State/Federal Incentives: Both lenders and developers will want access to the proceeds from grants and abatements associated with the project, especially as these generally become available early in the life of the project.  For example, a project might expect to receive a “bioenergy” grant from the Commodity Credit Corporation or a rebate of local property taxes paid in connection with the purchase of the project site.  Developers will want the payments for their own account so as to lock in a portion of the return they expect to receive on their investments.  In contrast, lenders will want the proceeds of such grants and abatements applied as mandatory prepayments of the outstanding loans.

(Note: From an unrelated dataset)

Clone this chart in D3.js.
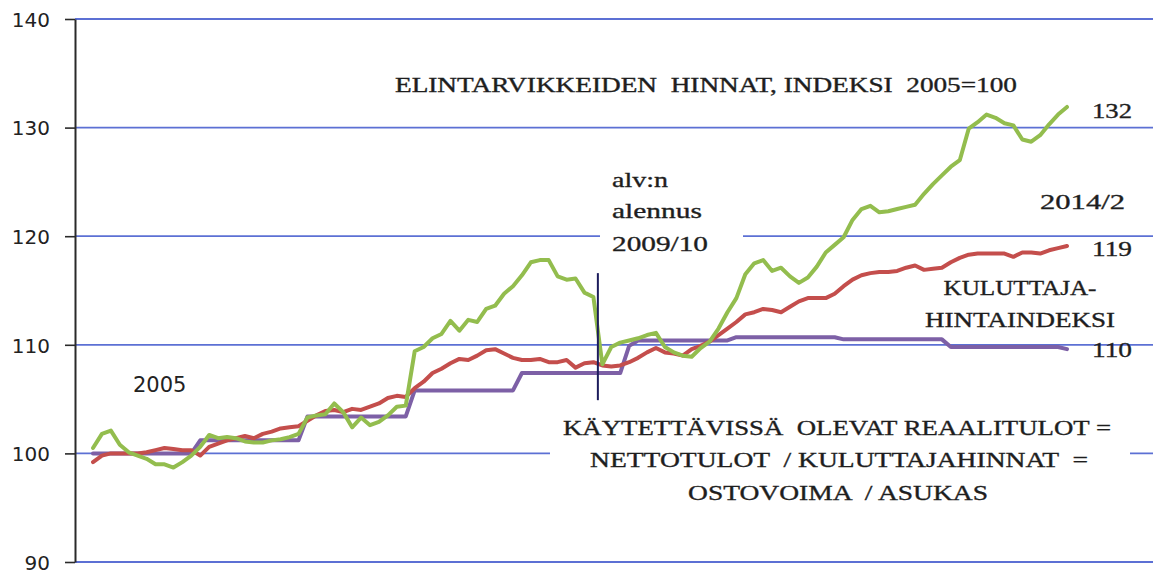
<!DOCTYPE html>
<html>
<head>
<meta charset="utf-8">
<script src="https://d3js.org/d3.v7.min.js"></script>
<style>
  body { margin: 0; background: #fff; }
  svg { display: block; }
  .note { font-family: "Liberation Serif", serif; fill: #1e1e1e; stroke: #1e1e1e; stroke-width: 0.35px; white-space: pre; }
</style>
</head>
<body>
<svg id="chart" width="1153" height="576"></svg>
<script>
// monthly index values, 2005/1 .. 2014/2 (110 months)
var food = [
  100.5, 101.8, 102.1, 100.8, 100.1, 99.8, 99.5, 99.0, 99.0, 98.7, 99.2, 99.8,
  100.6, 101.7, 101.4, 101.5, 101.4, 101.1, 101.0, 101.0, 101.2, 101.3, 101.5, 101.8,
  103.3, 103.5, 103.6, 104.6, 103.8, 102.4, 103.3, 102.6, 102.9, 103.5, 104.3, 104.4,
  109.4, 109.8, 110.6, 111.0, 112.2, 111.3, 112.3, 112.1, 113.3, 113.6, 114.7, 115.4,
  116.4, 117.6, 117.8, 117.8, 116.3, 116.0, 116.1, 114.8, 114.4, 108.2, 109.8, 110.2,
  110.4, 110.6, 110.9, 111.1, 109.8, 109.3, 109.0, 108.9, 109.7, 110.3, 111.5, 113.0,
  114.3, 116.5, 117.5, 117.8, 116.8, 117.1, 116.3, 115.7, 116.2, 117.2, 118.5, 119.2,
  119.9, 121.5, 122.5, 122.8, 122.2, 122.3, 122.5, 122.7, 122.9, 123.9, 124.8, 125.6,
  126.4, 127.0, 129.9, 130.5, 131.2, 130.9, 130.4, 130.2, 128.9, 128.7, 129.3, 130.3,
  131.2, 131.9
];

var cpi = [
  99.2, 99.8, 100.0, 100.0, 100.0, 100.0, 100.1, 100.3, 100.5, 100.4, 100.3, 100.3,
  99.8, 100.6, 100.9, 101.2, 101.4, 101.6, 101.4, 101.8, 102.0, 102.3, 102.4, 102.5,
  103.0, 103.5, 103.9, 104.0, 103.8, 104.1, 104.0, 104.3, 104.6, 105.1, 105.3, 105.2,
  106.0, 106.6, 107.4, 107.8, 108.3, 108.7, 108.6, 109.0, 109.5, 109.6, 109.2, 108.8,
  108.6, 108.6, 108.7, 108.4, 108.4, 108.6, 107.9, 108.3, 108.4, 108.1, 108.0, 108.1,
  108.4, 108.8, 109.3, 109.7, 109.3, 109.2, 109.0, 109.6, 109.9, 110.3, 110.9, 111.5,
  112.1, 112.8, 113.0, 113.3, 113.2, 113.0, 113.5, 114.0, 114.3, 114.3, 114.3, 114.7,
  115.4, 116.0, 116.4, 116.6, 116.7, 116.7, 116.8, 117.1, 117.3, 116.9, 117.0, 117.1,
  117.6, 118.0, 118.3, 118.4, 118.4, 118.4, 118.4, 118.1, 118.5, 118.5, 118.4, 118.7,
  118.9, 119.1
];

// real disposable income, yearly steps
var income = [
  100.0, 100.0, 100.0, 100.0, 100.0, 100.0, 100.0, 100.0, 100.0, 100.0, 100.0, 100.0,
  101.2, 101.2, 101.2, 101.2, 101.2, 101.2, 101.2, 101.2, 101.2, 101.2, 101.2, 101.2,
  103.4, 103.4, 103.4, 103.4, 103.4, 103.4, 103.4, 103.4, 103.4, 103.4, 103.4, 103.4,
  105.8, 105.8, 105.8, 105.8, 105.8, 105.8, 105.8, 105.8, 105.8, 105.8, 105.8, 105.8,
  107.4, 107.4, 107.4, 107.4, 107.4, 107.4, 107.4, 107.4, 107.4, 107.4, 107.4, 107.4,
  109.9, 110.4, 110.4, 110.4, 110.4, 110.4, 110.4, 110.4, 110.4, 110.4, 110.4, 110.4,
  110.7, 110.7, 110.7, 110.7, 110.7, 110.7, 110.7, 110.7, 110.7, 110.7, 110.7, 110.7,
  110.5, 110.5, 110.5, 110.5, 110.5, 110.5, 110.5, 110.5, 110.5, 110.5, 110.5, 110.5,
  109.8, 109.8, 109.8, 109.8, 109.8, 109.8, 109.8, 109.8, 109.8, 109.8, 109.8, 109.8,
  109.8, 109.6
];

var yTicks = [90, 100, 110, 120, 130, 140];
var vatMonth = 56.5; // between 2009/9 and 2009/10

var svg = d3.select("#chart");

var x = d3.scaleLinear().domain([0, food.length - 1]).range([93, 1067]);
var y = d3.scaleLinear().domain([90, 140]).range([562, 19]);

// gridlines all the way to the right edge
svg.append("g")
  .selectAll("line")
  .data(yTicks)
  .enter().append("line")
    .attr("x1", 75)
    .attr("x2", 1153)
    .attr("y1", function(d) { return y(d); })
    .attr("y2", function(d) { return y(d); })
    .attr("stroke", "#5c70d4")
    .attr("stroke-width", 1.8);

// white boxes behind text blocks (they cut the gridlines)
svg.append("rect").attr("x", 600).attr("y", 160).attr("width", 143).attr("height", 100).attr("fill", "#fff");
svg.append("rect").attr("x", 550).attr("y", 414).attr("width", 580).attr("height", 96).attr("fill", "#fff");

// axis
var yAxis = d3.axisLeft(y).tickValues(yTicks).tickSize(10).tickSizeOuter(0).tickPadding(15);
var ax = svg.append("g")
  .attr("transform", "translate(75,0)")
  .call(yAxis);
ax.select(".domain").attr("stroke", "#2a2a2a").attr("stroke-width", 2);
ax.selectAll(".tick line").attr("stroke", "#2a2a2a").attr("stroke-width", 1.6);
ax.selectAll(".tick text")
  .attr("font-family", "'DejaVu Sans', sans-serif")
  .attr("font-size", "20px")
  .attr("fill", "#222")
  .attr("dy", "0.36em");

// lines
var line = d3.line()
  .x(function(d, i) { return x(i); })
  .y(function(d) { return y(d); });

function drawseries(values, color) {
  svg.append("path")
    .datum(values)
    .attr("fill", "none")
    .attr("stroke", color)
    .attr("stroke-width", 4)
    .attr("stroke-linejoin", "round")
    .attr("stroke-linecap", "round")
    .attr("d", line);
}

drawseries(income, "#7d60a6");
drawseries(cpi, "#c44e4c");
drawseries(food, "#93bd4e");

// VAT cut marker
svg.append("line")
  .attr("x1", x(vatMonth)).attr("x2", x(vatMonth))
  .attr("y1", y(116.6)).attr("y2", y(104.9))
  .attr("stroke", "#1c1c5c")
  .attr("stroke-width", 2);

// texts
function note(txt, xpos, ypos, size, len, anchor) {
  svg.append("text")
    .attr("class", "note")
    .attr("x", xpos)
    .attr("y", ypos)
    .attr("font-size", size + "px")
    .attr("text-anchor", anchor || "start")
    .attr("textLength", len)
    .attr("lengthAdjust", "spacingAndGlyphs")
    .text(txt);
}

note("ELINTARVIKKEIDEN  HINNAT, INDEKSI  2005=100", 395, 92, 20, 622);
note("alv:n", 612, 187, 22, 56);
note("alennus", 612, 218, 22, 90);
note("2009/10", 612, 251, 22, 96);
note("2014/2", 1040, 209, 22, 85);
note("132", 1092, 118, 22, 40);
note("119", 1092, 256, 22, 40);
note("110", 1092, 357, 22, 40);
note("KULUTTAJA-", 1020, 295, 22, 153, "middle");
note("HINTAINDEKSI", 1020, 327, 22, 190, "middle");
note("KÄYTETTÄVISSÄ  OLEVAT REAALITULOT =", 837, 435, 22, 548, "middle");
note("NETTOTULOT  / KULUTTAJAHINNAT  =", 839, 467, 22, 498, "middle");
note("OSTOVOIMA  / ASUKAS", 838, 500, 22, 300, "middle");

svg.append("text")
  .attr("x", 133)
  .attr("y", 392)
  .attr("font-family", "'DejaVu Sans', sans-serif")
  .attr("font-size", "21px")
  .attr("fill", "#222")
  .text("2005");
</script>
</body>
</html>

Basic Market Due Diligence: Due diligence is key to understanding the expected market conditions for the plant.  For example, a for-profit facility owned by an institutional equity or private equity fund might be at a disadvantage to another plant owned by the local farmer cooperative.  A project might expect to ship a significant portion of its ethanol to the new, seemingly insatiable markets of California, New York and Connecticut, only to have those needs met by future projects located in those states.  Since the projects are dependent on government incentives, due diligence should also be done on the likelihood that such incentives might be withdrawn from the project.  For example, the federal excise tax exemption is subject to periodic renewal.  Project financings are an exercise in risk allocation.  It is important to have a complete catalog of all the risks.